# Advice Please...little bit of panic



## Tonic (Jan 11, 2012)

Hello – this is my first post. Any advice would be great.
So, my GF and I were together for 2.5 years. We broke up on NYE. She is 30 and I am 34. After 1 year we moved in together. She was pushing for us to move in. I agreed and we moved in. 
We live in Australia. We then moved 1200 kms to a new city at the beginning of 2011. Last year (2011) we had lots going on – the move, new jobs, she was away with work for a bit, two overseas holidays, a few weddings (interstate) etc.
The whole time she was pushing for the relationship to move forward. She couldn’t settle and releax into it because she wanted more to be happening. Every 4 or so months since we have been living together, she would have these almost hysterical chats with me about her need to have children and get married. I would tell myself this is not what I wanted (marriage, kids etC) but then I see other couples with kids etc., and think how wonderful that looks. Now, I think a little person(s) with her would be great. 
I was late going to University and only completed when I was 28 or so, and so since then I have felt like I am catching up (career wise and also perhaps life wise). So I’ve always felt a little under pressure (more own pressure) to be doing more (and I’m not actually sure what more is).
For the last 18 months I’ve felt like I want out of the relationship. I’ve felt more relaxed when she was interstate visiting family or away for work. I would be at home and just feel like I had space again.

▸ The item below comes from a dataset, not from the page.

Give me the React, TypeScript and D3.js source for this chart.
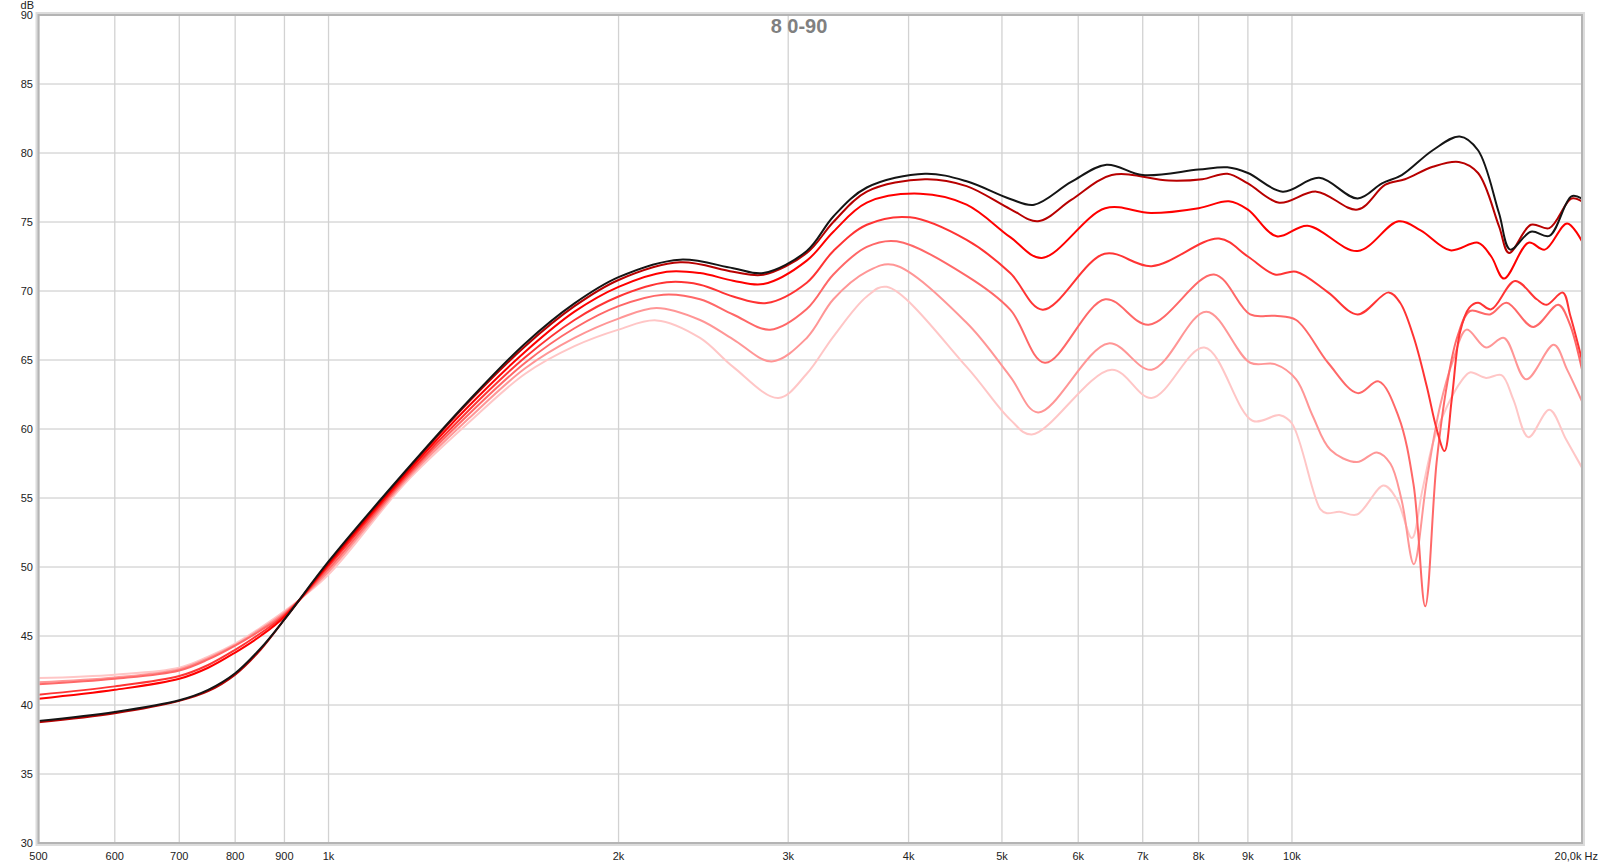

When she would return, although it was nice to see her, I’d begin to feel tense or suffocated or something.
She is moving out tomorrow (11 days after break up). We chatted last night about where we are, what happened etc. She thinks that this is the right decision. I agree (although I absolutely hate admitting it – I I don’t use the word hate very often).
So, I figure if we’ve been together for so long, I’ve felt like I wanted out of it for so long, and now that it is over I feel some relief (when I have moments of clarity such as when running (exercising)) then that must be a good thing.
So, the complicating factor for me…I think she is as close to the perfect person. Her personality is amazing – she is funny, intelligent, caring, generous, has a great career in front of her, will be a brilliant mother etc., etc., and so on. The problem is that is I started thinking the grass might be greener somewhere else (I think) or that somewhere I lost being as attracted to her as I thought I should be. Oh, and I think I stopped being attracted to her for some reason, but when I see photos of her I think she is actually quite good looking and she is, and is all class. 
So, anyway, last night we chatted. She said she thinks this is the right decision. I have to agree with her and besides, it is too late now. But, there is something there that is making me think I am crazy for letting her go. And, now of course, I am absolutely scared witless that this is the mistake of my life. But then I remember the previous 18 months I felt like I didn’t want to be in it. Wow…
Any thoughts? And thank you very much for reading this and excuse the length.


----------



## Tonic (Jan 11, 2012)

Hi everybody. any thoughts?


----------